▶ Set problem
Reproduce the listing below exactly, minus its pictures.

────────────────────────────────────────

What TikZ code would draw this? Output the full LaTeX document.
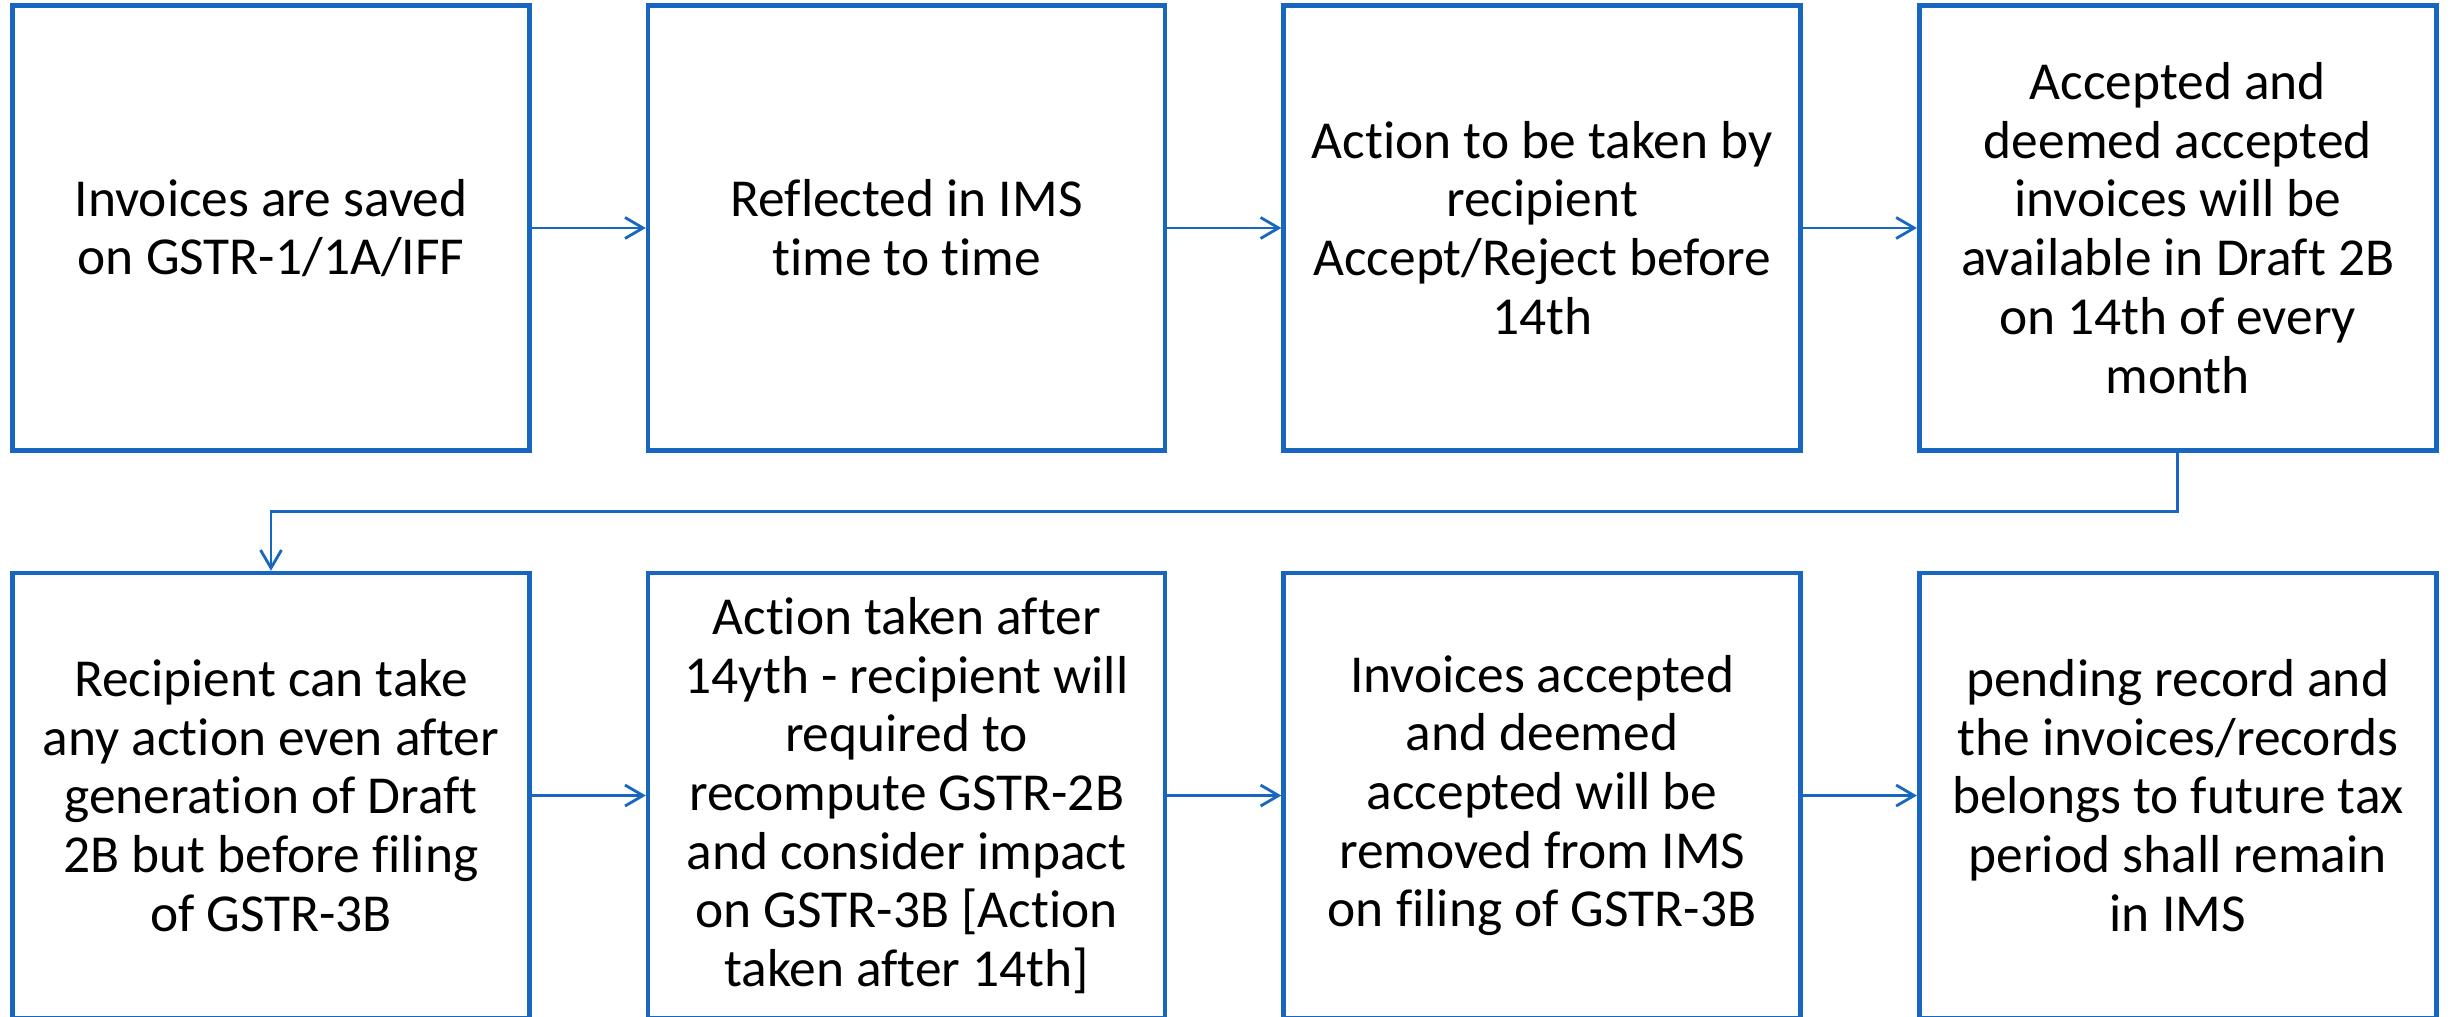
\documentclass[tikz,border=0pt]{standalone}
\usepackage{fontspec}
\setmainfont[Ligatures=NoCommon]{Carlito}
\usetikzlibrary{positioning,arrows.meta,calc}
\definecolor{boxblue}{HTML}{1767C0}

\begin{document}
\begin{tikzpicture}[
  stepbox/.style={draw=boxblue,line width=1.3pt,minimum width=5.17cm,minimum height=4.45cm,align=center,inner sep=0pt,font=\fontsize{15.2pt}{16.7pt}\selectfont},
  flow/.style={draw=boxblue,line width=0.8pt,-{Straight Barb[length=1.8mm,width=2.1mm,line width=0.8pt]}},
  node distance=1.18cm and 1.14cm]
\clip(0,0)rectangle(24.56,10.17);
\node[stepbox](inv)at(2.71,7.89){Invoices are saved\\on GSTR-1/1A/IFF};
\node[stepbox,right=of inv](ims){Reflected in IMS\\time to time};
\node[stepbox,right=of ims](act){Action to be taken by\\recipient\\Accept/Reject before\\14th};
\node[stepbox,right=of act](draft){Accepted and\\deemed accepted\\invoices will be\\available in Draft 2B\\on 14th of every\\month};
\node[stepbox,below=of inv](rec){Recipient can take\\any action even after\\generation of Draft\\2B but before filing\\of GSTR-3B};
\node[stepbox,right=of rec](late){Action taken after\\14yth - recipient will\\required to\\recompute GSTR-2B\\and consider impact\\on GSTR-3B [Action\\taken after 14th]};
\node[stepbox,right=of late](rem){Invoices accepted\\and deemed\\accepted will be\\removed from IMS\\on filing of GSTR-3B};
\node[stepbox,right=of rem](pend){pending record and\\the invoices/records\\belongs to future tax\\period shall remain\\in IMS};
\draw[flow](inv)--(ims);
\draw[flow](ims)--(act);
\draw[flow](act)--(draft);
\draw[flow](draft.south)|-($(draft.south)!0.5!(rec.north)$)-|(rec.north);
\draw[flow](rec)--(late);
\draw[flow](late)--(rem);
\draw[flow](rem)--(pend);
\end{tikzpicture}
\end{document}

────────────────────────────────────────

▶ Output for this task
What TikZ code would draw this? Output the full LaTeX document.
\documentclass[tikz,border=0pt]{standalone}
\usepackage{fontspec}
\setmainfont[Ligatures=NoCommon]{Carlito}
\usetikzlibrary{positioning,arrows.meta,calc}
\definecolor{boxblue}{HTML}{1767C0}

\begin{document}
\begin{tikzpicture}[
  stepbox/.style={draw=boxblue,line width=1.3pt,minimum width=5.17cm,minimum height=4.45cm,align=center,inner sep=0pt,font=\fontsize{15.2pt}{16.7pt}\selectfont},
  flow/.style={draw=boxblue,line width=0.8pt,-{Straight Barb[length=1.8mm,width=2.1mm,line width=0.8pt]}},
  node distance=1.18cm and 1.14cm]
\clip(0,0)rectangle(24.56,10.17);
\node[stepbox](inv)at(2.71,7.89){Invoices are saved\\on GSTR-1/1A/IFF};
\node[stepbox,right=of inv](ims){Reflected in IMS\\time to time};
\node[stepbox,right=of ims](act){Action to be taken by\\recipient\\Accept/Reject before\\14th};
\node[stepbox,right=of act](draft){Accepted and\\deemed accepted\\invoices will be\\available in Draft 2B\\on 14th of every\\month};
\node[stepbox,below=of inv](rec){Recipient can take\\any action even after\\generation of Draft\\2B but before filing\\of GSTR-3B};
\node[stepbox,right=of rec](late){Action taken after\\14yth - recipient will\\required to\\recompute GSTR-2B\\and consider impact\\on GSTR-3B [Action\\taken after 14th]};
\node[stepbox,right=of late](rem){Invoices accepted\\and deemed\\accepted will be\\removed from IMS\\on filing of GSTR-3B};
\node[stepbox,right=of rem](pend){pending record and\\the invoices/records\\belongs to future tax\\period shall remain\\in IMS};
\draw[flow](inv)--(ims);
\draw[flow](ims)--(act);
\draw[flow](act)--(draft);
\draw[flow](draft.south)|-($(draft.south)!0.5!(rec.north)$)-|(rec.north);
\draw[flow](rec)--(late);
\draw[flow](late)--(rem);
\draw[flow](rem)--(pend);
\end{tikzpicture}
\end{document}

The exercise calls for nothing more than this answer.